**SOURCE MATERIAL**
[start]

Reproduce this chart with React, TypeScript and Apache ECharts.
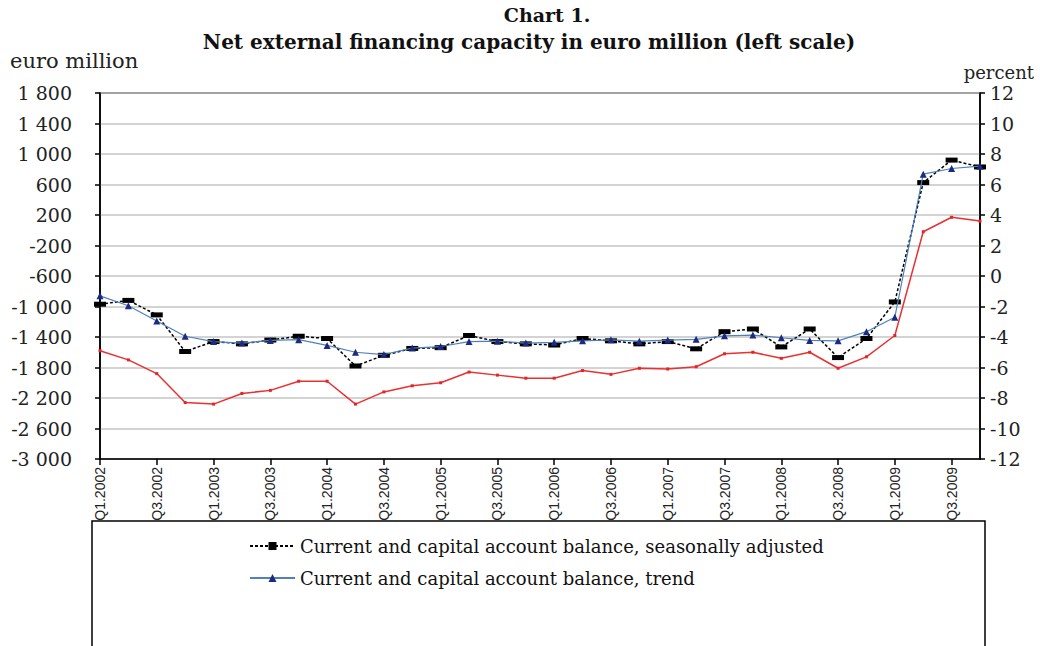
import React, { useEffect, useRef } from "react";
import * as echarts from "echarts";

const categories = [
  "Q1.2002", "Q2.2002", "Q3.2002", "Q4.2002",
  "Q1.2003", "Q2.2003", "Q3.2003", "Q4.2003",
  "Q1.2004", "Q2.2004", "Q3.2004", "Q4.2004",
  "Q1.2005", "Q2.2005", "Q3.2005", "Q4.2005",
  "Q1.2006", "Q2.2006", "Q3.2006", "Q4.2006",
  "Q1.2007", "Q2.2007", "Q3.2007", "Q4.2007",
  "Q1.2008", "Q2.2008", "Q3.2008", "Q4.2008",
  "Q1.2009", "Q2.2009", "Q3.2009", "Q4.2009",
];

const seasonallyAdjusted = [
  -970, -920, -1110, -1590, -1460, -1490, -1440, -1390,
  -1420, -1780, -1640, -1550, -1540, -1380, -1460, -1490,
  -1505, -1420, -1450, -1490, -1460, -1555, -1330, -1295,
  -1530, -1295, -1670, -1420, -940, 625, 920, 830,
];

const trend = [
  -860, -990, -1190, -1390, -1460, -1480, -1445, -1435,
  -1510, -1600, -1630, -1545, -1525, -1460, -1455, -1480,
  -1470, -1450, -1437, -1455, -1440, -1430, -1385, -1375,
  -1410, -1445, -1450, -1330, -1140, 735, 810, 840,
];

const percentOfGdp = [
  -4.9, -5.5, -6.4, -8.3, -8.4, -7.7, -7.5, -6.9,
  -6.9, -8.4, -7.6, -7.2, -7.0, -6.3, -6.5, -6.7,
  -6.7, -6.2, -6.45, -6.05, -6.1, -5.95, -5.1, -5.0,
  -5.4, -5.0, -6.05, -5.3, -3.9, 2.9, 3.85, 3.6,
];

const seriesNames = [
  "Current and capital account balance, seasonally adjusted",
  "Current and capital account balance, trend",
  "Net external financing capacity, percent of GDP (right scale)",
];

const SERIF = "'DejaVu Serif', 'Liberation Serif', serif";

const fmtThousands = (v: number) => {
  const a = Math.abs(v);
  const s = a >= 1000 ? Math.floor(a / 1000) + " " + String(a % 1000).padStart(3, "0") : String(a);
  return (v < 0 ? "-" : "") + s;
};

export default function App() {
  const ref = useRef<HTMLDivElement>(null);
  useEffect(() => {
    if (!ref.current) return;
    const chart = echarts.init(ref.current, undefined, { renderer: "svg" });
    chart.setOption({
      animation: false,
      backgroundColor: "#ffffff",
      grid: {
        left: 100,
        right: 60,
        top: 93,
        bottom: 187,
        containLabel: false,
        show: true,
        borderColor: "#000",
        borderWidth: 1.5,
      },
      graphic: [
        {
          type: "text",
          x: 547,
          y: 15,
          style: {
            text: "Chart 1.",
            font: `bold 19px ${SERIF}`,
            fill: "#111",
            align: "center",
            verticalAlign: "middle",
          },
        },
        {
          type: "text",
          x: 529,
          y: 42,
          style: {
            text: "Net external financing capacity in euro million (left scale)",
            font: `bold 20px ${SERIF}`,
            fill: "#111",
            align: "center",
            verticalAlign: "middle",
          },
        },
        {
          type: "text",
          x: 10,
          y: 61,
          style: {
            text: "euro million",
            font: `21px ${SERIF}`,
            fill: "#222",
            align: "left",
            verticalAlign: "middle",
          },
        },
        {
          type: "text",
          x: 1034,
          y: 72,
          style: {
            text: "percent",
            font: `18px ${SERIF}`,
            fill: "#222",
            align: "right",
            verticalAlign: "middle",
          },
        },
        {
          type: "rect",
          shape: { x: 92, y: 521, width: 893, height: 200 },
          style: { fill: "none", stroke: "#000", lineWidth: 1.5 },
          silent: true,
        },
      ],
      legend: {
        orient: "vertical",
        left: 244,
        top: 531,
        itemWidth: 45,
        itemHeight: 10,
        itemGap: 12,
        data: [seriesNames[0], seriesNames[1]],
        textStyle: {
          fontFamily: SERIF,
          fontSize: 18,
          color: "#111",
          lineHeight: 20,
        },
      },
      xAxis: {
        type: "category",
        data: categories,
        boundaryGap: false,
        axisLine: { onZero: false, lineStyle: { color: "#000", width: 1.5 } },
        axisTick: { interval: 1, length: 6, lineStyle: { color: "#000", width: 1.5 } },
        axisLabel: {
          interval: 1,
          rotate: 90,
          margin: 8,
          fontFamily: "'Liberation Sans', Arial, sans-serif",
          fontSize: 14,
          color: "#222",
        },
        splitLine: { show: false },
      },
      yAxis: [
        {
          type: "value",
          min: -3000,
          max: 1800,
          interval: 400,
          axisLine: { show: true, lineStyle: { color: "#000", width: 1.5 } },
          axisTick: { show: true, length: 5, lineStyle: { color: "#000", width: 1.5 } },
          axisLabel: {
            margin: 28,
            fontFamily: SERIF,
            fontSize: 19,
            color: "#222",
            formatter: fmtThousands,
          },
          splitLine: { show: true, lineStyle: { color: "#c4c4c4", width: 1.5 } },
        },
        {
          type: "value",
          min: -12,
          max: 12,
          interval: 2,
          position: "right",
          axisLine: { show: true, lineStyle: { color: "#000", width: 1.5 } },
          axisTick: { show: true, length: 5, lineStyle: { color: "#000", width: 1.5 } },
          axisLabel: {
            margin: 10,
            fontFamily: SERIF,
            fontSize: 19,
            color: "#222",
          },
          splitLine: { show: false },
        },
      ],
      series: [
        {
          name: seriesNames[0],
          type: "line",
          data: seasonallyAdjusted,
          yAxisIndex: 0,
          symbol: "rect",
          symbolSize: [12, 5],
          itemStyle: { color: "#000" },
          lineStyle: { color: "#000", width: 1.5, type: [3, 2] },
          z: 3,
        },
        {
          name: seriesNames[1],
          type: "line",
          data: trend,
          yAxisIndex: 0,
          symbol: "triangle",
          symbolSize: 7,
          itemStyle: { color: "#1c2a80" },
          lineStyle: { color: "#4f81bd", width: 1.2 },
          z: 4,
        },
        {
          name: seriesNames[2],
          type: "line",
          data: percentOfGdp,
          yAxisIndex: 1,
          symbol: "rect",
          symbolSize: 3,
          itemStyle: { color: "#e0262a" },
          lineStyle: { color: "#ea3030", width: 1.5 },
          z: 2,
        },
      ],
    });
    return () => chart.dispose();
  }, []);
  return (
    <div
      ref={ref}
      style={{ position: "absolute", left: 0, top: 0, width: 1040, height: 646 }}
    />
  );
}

[end]

**DIRECTIONS**
All of the data needs repeating exactly, but the pictures do not.

**WRITTEN RESPONSE**
Reproduce this chart with React, TypeScript and Apache ECharts.
import React, { useEffect, useRef } from "react";
import * as echarts from "echarts";

const categories = [
  "Q1.2002", "Q2.2002", "Q3.2002", "Q4.2002",
  "Q1.2003", "Q2.2003", "Q3.2003", "Q4.2003",
  "Q1.2004", "Q2.2004", "Q3.2004", "Q4.2004",
  "Q1.2005", "Q2.2005", "Q3.2005", "Q4.2005",
  "Q1.2006", "Q2.2006", "Q3.2006", "Q4.2006",
  "Q1.2007", "Q2.2007", "Q3.2007", "Q4.2007",
  "Q1.2008", "Q2.2008", "Q3.2008", "Q4.2008",
  "Q1.2009", "Q2.2009", "Q3.2009", "Q4.2009",
];

const seasonallyAdjusted = [
  -970, -920, -1110, -1590, -1460, -1490, -1440, -1390,
  -1420, -1780, -1640, -1550, -1540, -1380, -1460, -1490,
  -1505, -1420, -1450, -1490, -1460, -1555, -1330, -1295,
  -1530, -1295, -1670, -1420, -940, 625, 920, 830,
];

const trend = [
  -860, -990, -1190, -1390, -1460, -1480, -1445, -1435,
  -1510, -1600, -1630, -1545, -1525, -1460, -1455, -1480,
  -1470, -1450, -1437, -1455, -1440, -1430, -1385, -1375,
  -1410, -1445, -1450, -1330, -1140, 735, 810, 840,
];

const percentOfGdp = [
  -4.9, -5.5, -6.4, -8.3, -8.4, -7.7, -7.5, -6.9,
  -6.9, -8.4, -7.6, -7.2, -7.0, -6.3, -6.5, -6.7,
  -6.7, -6.2, -6.45, -6.05, -6.1, -5.95, -5.1, -5.0,
  -5.4, -5.0, -6.05, -5.3, -3.9, 2.9, 3.85, 3.6,
];

const seriesNames = [
  "Current and capital account balance, seasonally adjusted",
  "Current and capital account balance, trend",
  "Net external financing capacity, percent of GDP (right scale)",
];

const SERIF = "'DejaVu Serif', 'Liberation Serif', serif";

const fmtThousands = (v: number) => {
  const a = Math.abs(v);
  const s = a >= 1000 ? Math.floor(a / 1000) + " " + String(a % 1000).padStart(3, "0") : String(a);
  return (v < 0 ? "-" : "") + s;
};

export default function App() {
  const ref = useRef<HTMLDivElement>(null);
  useEffect(() => {
    if (!ref.current) return;
    const chart = echarts.init(ref.current, undefined, { renderer: "svg" });
    chart.setOption({
      animation: false,
      backgroundColor: "#ffffff",
      grid: {
        left: 100,
        right: 60,
        top: 93,
        bottom: 187,
        containLabel: false,
        show: true,
        borderColor: "#000",
        borderWidth: 1.5,
      },
      graphic: [
        {
          type: "text",
          x: 547,
          y: 15,
          style: {
            text: "Chart 1.",
            font: `bold 19px ${SERIF}`,
            fill: "#111",
            align: "center",
            verticalAlign: "middle",
          },
        },
        {
          type: "text",
          x: 529,
          y: 42,
          style: {
            text: "Net external financing capacity in euro million (left scale)",
            font: `bold 20px ${SERIF}`,
            fill: "#111",
            align: "center",
            verticalAlign: "middle",
          },
        },
        {
          type: "text",
          x: 10,
          y: 61,
          style: {
            text: "euro million",
            font: `21px ${SERIF}`,
            fill: "#222",
            align: "left",
            verticalAlign: "middle",
          },
        },
        {
          type: "text",
          x: 1034,
          y: 72,
          style: {
            text: "percent",
            font: `18px ${SERIF}`,
            fill: "#222",
            align: "right",
            verticalAlign: "middle",
          },
        },
        {
          type: "rect",
          shape: { x: 92, y: 521, width: 893, height: 200 },
          style: { fill: "none", stroke: "#000", lineWidth: 1.5 },
          silent: true,
        },
      ],
      legend: {
        orient: "vertical",
        left: 244,
        top: 531,
        itemWidth: 45,
        itemHeight: 10,
        itemGap: 12,
        data: [seriesNames[0], seriesNames[1]],
        textStyle: {
          fontFamily: SERIF,
          fontSize: 18,
          color: "#111",
          lineHeight: 20,
        },
      },
      xAxis: {
        type: "category",
        data: categories,
        boundaryGap: false,
        axisLine: { onZero: false, lineStyle: { color: "#000", width: 1.5 } },
        axisTick: { interval: 1, length: 6, lineStyle: { color: "#000", width: 1.5 } },
        axisLabel: {
          interval: 1,
          rotate: 90,
          margin: 8,
          fontFamily: "'Liberation Sans', Arial, sans-serif",
          fontSize: 14,
          color: "#222",
        },
        splitLine: { show: false },
      },
      yAxis: [
        {
          type: "value",
          min: -3000,
          max: 1800,
          interval: 400,
          axisLine: { show: true, lineStyle: { color: "#000", width: 1.5 } },
          axisTick: { show: true, length: 5, lineStyle: { color: "#000", width: 1.5 } },
          axisLabel: {
            margin: 28,
            fontFamily: SERIF,
            fontSize: 19,
            color: "#222",
            formatter: fmtThousands,
          },
          splitLine: { show: true, lineStyle: { color: "#c4c4c4", width: 1.5 } },
        },
        {
          type: "value",
          min: -12,
          max: 12,
          interval: 2,
          position: "right",
          axisLine: { show: true, lineStyle: { color: "#000", width: 1.5 } },
          axisTick: { show: true, length: 5, lineStyle: { color: "#000", width: 1.5 } },
          axisLabel: {
            margin: 10,
            fontFamily: SERIF,
            fontSize: 19,
            color: "#222",
          },
          splitLine: { show: false },
        },
      ],
      series: [
        {
          name: seriesNames[0],
          type: "line",
          data: seasonallyAdjusted,
          yAxisIndex: 0,
          symbol: "rect",
          symbolSize: [12, 5],
          itemStyle: { color: "#000" },
          lineStyle: { color: "#000", width: 1.5, type: [3, 2] },
          z: 3,
        },
        {
          name: seriesNames[1],
          type: "line",
          data: trend,
          yAxisIndex: 0,
          symbol: "triangle",
          symbolSize: 7,
          itemStyle: { color: "#1c2a80" },
          lineStyle: { color: "#4f81bd", width: 1.2 },
          z: 4,
        },
        {
          name: seriesNames[2],
          type: "line",
          data: percentOfGdp,
          yAxisIndex: 1,
          symbol: "rect",
          symbolSize: 3,
          itemStyle: { color: "#e0262a" },
          lineStyle: { color: "#ea3030", width: 1.5 },
          z: 2,
        },
      ],
    });
    return () => chart.dispose();
  }, []);
  return (
    <div
      ref={ref}
      style={{ position: "absolute", left: 0, top: 0, width: 1040, height: 646 }}
    />
  );
}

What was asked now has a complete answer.